Jede optierende Gesellschaft muss nach Rz. 6 und 7 das Vorliegen der persönlichen Voraussetzungen für die Option während des gesamten Besteuerungszeitraums für jedes Jahr nachweisen, wenn es hierzu durch das Finanzamt aufgefordert wird. Anders als noch im Entwurf für das BMF-Schreiben vorgesehen, ist der Nachweis aber nicht mehr zwingend mit Abgabe der Körperschaftsteuererklärung zu erbringen. Demnach dürfte der Nachweis wohl bis zur Unanfechtbarkeit der Körperschaftsteuerveranlagung möglich sein.

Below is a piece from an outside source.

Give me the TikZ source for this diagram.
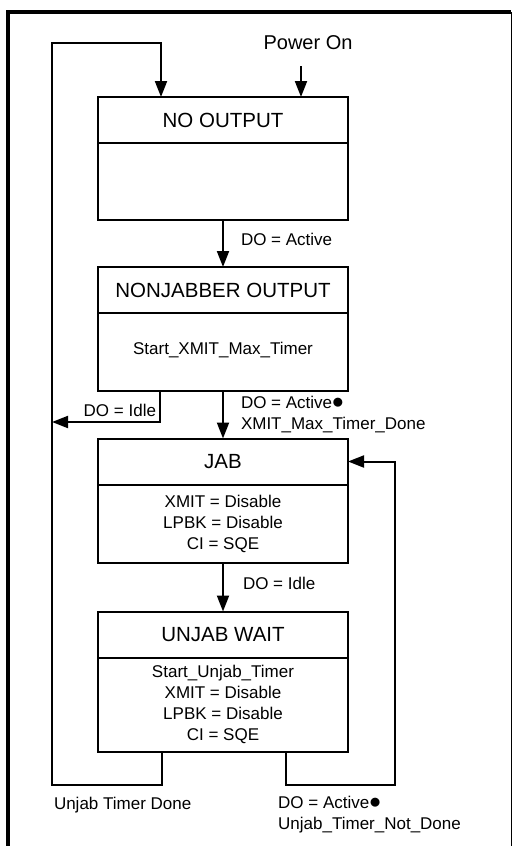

Beachtenswert ist, dass die Finanzverwaltung in Rz. 11 für Gesellschaften mit Geschäftsleitung im Ausland fordert, dass diese Gesellschaften bereits mit Antragstellung nachweisen müssen, dass sie im Optionszeitraum im anderen Staat dem Grunde nach einer der deutschen unbeschränkten Körperschaftsteuerpflicht vergleichbaren Steuerpflicht unterliegen. Ein solcher Nachweis soll z. B. durch Vorlage eines aktuellen Körperschaftsteuerbescheids bzw. einer Bestätigung des ausländischen Staats geführt werden. Zudem soll eine Ansässigkeitsbescheinigung der zuständigen ausländischen Steuerbehörde vorgelegt werden.